Un sábado de guardia llego al centro y lo primero que veo encima del mostrador es un exitus (nombre que damos a las defunciones) Me dirijo al domicilio para realizar una de las labores más desagradables de mi oficio.
Entro en la vivienda, donde los familiares vestidos de oscuro, lloran a su ser querido. Pregunto dónde estaba el finado para confirmar la defunción, y la afligida viuda me acompaña hacía uno de los dormitorios.

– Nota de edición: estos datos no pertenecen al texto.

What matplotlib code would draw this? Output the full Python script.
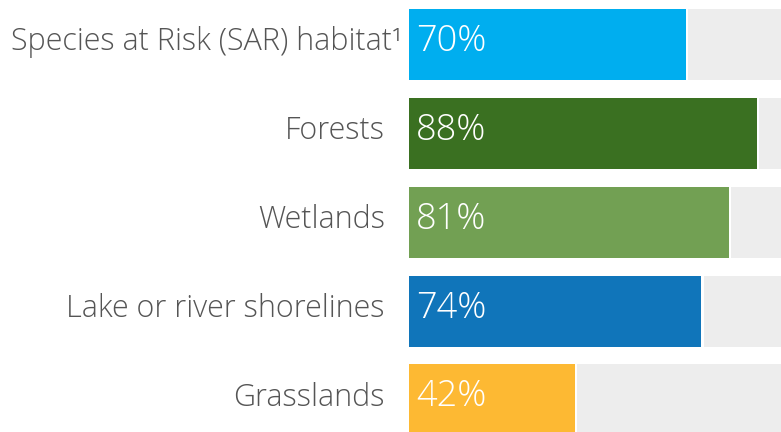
import matplotlib
matplotlib.use("Agg")
import matplotlib.pyplot as plt

categories = ["Species at Risk (SAR) habitat\u00b9", "Forests", "Wetlands",
              "Lake or river shorelines", "Grasslands"]
values = [70, 88, 81, 74, 42]
value_labels = ["70%", "88%", "81%", "74%", "42%"]
colors = ["#00AEEF", "#3A7021", "#72A053", "#1075BA", "#FDB933"]

plt.rcParams['font.family'] = ['Open Sans', 'DejaVu Sans']

fig = plt.figure(figsize=(7.81, 4.32), dpi=100)
ax = fig.add_axes([409 / 781, 0, 372 / 781, 1])
ax.set_xlim(0, 372 / 3.95)
ax.set_ylim(4.36, -0.5)
ax.axis('off')

ys = list(range(len(categories)))
h = 0.8
gap = 0.6
for y, v, c, lab, cat in zip(ys, values, colors, value_labels, categories):
    ax.barh(y, 100 - v - gap, left=v + gap, height=h, color="#EDEDED", linewidth=0)
    ax.barh(y, v, height=h, color=c, linewidth=0)
    ax.annotate(lab, xy=(0, y), xytext=(7, 3), textcoords='offset pixels',
                ha='left', va='center', color='white', fontsize=26, fontweight='light')
    off = -7 if y == 0 else -24
    ax.annotate(cat, xy=(0, y), xytext=(off, 2), textcoords='offset pixels',
                ha='right', va='center', color='#555555', fontsize=22, fontweight='light',
                annotation_clip=False)

fig.savefig("out.png", dpi=100)
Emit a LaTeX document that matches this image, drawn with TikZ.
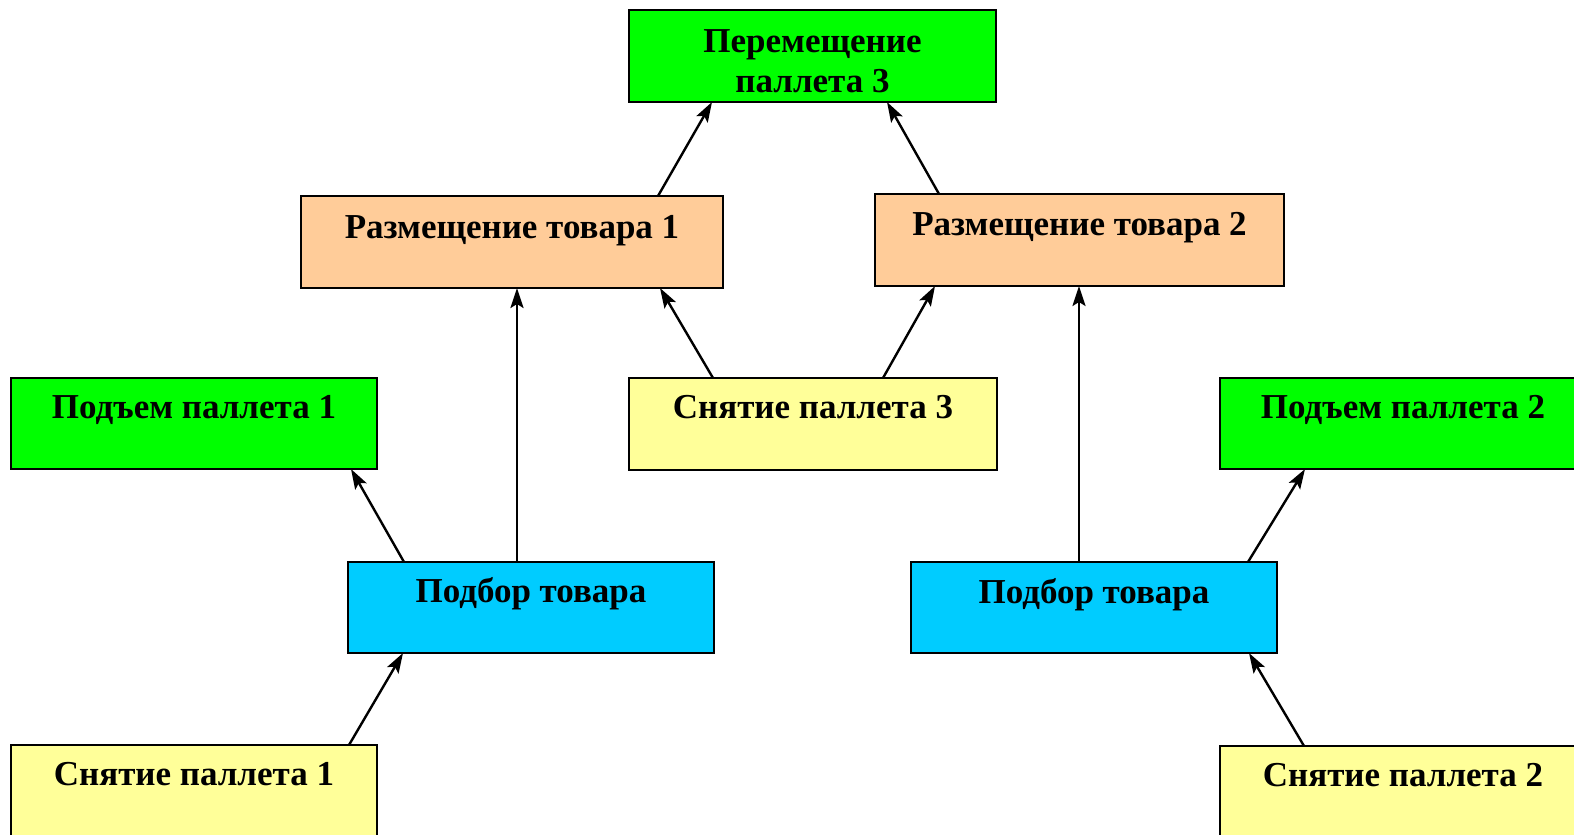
\documentclass[tikz,border=0pt]{standalone}
\usepackage{fontspec}
\setmainfont{Liberation Serif}
\usetikzlibrary{calc,arrows.meta}
\definecolor{cgreen}{HTML}{00FF00}
\definecolor{cpeach}{HTML}{FFCC99}
\definecolor{cyel}{HTML}{FFFF99}
\definecolor{ccyan}{HTML}{00CCFF}
\tikzset{
  box/.style={draw=black, line width=2.8pt, rectangle, anchor=north west, outer sep=0pt, inner sep=0pt, minimum height=92pt},
  lbl/.style={anchor=base, inner sep=0pt, font=\bfseries\fontsize{35}{40}\selectfont, align=center},
  arr/.style={line width=2.4pt, -{Stealth[length=20pt,width=13pt,inset=4pt]}}
}
\begin{document}
\begin{tikzpicture}[x=1pt,y=-1pt]
\useasboundingbox (0,0) rectangle (1574,835);
\clip (0,0) rectangle (1574,835);
% boxes
\node[box, fill=cgreen, minimum width=367pt] (p3) at (629,10) {};
\node[box, fill=cpeach, minimum width=422pt] (r1) at (301,196) {};
\node[box, fill=cpeach, minimum width=409pt] (r2) at (875,194) {};
\node[box, fill=cgreen, minimum width=366pt, minimum height=91pt] (u1) at (11,378) {};
\node[box, fill=cyel, minimum width=368pt] (s3) at (629,378) {};
\node[box, fill=cgreen, minimum width=366pt, minimum height=91pt] (u2) at (1220,378) {};
\node[box, fill=ccyan, minimum width=366pt, minimum height=91pt] (b1) at (348,562) {};
\node[box, fill=ccyan, minimum width=366pt, minimum height=91pt] (b2) at (911,562) {};
\node[box, fill=cyel, minimum width=366pt] (s1) at (11,745) {};
\node[box, fill=cyel, minimum width=366pt] (s2) at (1220,746) {};
% labels
\node[lbl] (tp3a) at ($(p3.north)+(0,42)$) {Перемещение};
\node[lbl] (tp3b) at ($(p3.north)+(0,82)$) {паллета 3};
\node[lbl] (tr1) at ($(r1.north)+(0,42)$) {Размещение товара 1};
\node[lbl] (tr2) at ($(r2.north)+(0,41)$) {Размещение товара 2};
\node[lbl] (tu1) at ($(u1.north)+(0,40)$) {Подъем паллета 1};
\node[lbl] (ts3) at ($(s3.north)+(0,40)$) {Снятие паллета 3};
\node[lbl] (tu2) at ($(u2.north)+(0,40)$) {Подъем паллета 2};
\node[lbl] (tb1) at ($(b1.north)+(0,40)$) {Подбор товара};
\node[lbl] (tb2) at ($(b2.north)+(0,41)$) {Подбор товара};
\node[lbl] (ts1) at ($(s1.north)+(0,40)$) {Снятие паллета 1};
\node[lbl] (ts2) at ($(s2.north)+(0,40)$) {Снятие паллета 2};
% connectors
\draw[arr] ($(r1.north west)+(357,0)$) -- ($(p3.south west)+(83,0)$);
\draw[arr] ($(r2.north west)+(64,0)$) -- ($(p3.south west)+(258,0)$);
\draw[arr] ($(s3.north west)+(84,0)$) -- ($(r1.south west)+(359,0)$);
\draw[arr] ($(s3.north west)+(254,0)$) -- ($(r2.south west)+(60,0)$);
\draw[arr] ($(b1.north west)+(169,0)$) -- ($(r1.south west)+(216,0)$);
\draw[arr] ($(b1.north west)+(56,0)$) -- ($(u1.south west)+(340,0)$);
\draw[arr] ($(s1.north west)+(338,0)$) -- ($(b1.south west)+(55,0)$);
\draw[arr] ($(b2.north west)+(168,0)$) -- ($(r2.south west)+(204,0)$);
\draw[arr] ($(b2.north west)+(337,0)$) -- ($(u2.south west)+(85,0)$);
\draw[arr] ($(s2.north west)+(84,0)$) -- ($(b2.south west)+(338,0)$);
\end{tikzpicture}
\end{document}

Hay momentos de tu vida en que tienes que echar mano del autocontrol, y aquel día fue un momento duro para la citada tarea. Encima de la cama de matrimonio, descansaba un pobre hombre que había expirado. Cumplí con mi obligación, pero nadie sabe lo mal que lo pasé intentando controlar una risa tonta que no encajaba en el escenario. Y es que los médicos también somos humanos aunque se nos obligue a hacer guardia a destajo y a visitar pacientes en cinco minutos.
El motivo del desequilibrio emocional que sufrí fue debido a que me encontré con un cadáver que tenía que explorar, (siempre manteniendo un porte serio y afligido como se espera en estos momentos) y al pobre, le habían colgado un crucifijo en el pecho, de dimensiones desorbitadas y la faena ya fue ardua en buscar una zona de piel que pudiera inspeccionar. Para seguir cn la decoración y evitar que las mandíbulas se le abrieran, le colocaron un pañuelo que abarcaba desde cuello hasta cabeza, donde un bonito lazo colgaba de su fascies inexpresiva. El pañuelo en cuestión era de un rojo intenso que destacaba bastante con el traje de los domingos que la familia había elegido para su último adiós.
Todo salió bien y actué como se esperaba de mí, pero el día era especial y cuando estaba en la calle, dirección al centro, me encontré con el podólogo del pueblo. Intuí lo grotesco de la situación y él, me lo confirmó: Le iba a “hacer los pies” a fulanito de tal. Le aconseje que llamara por teléfono o acudiera a dar el pésame, ya que los callos de los pies, no eran el mayor problema del citado paciente.
El resto de la guardia fue bastante normal.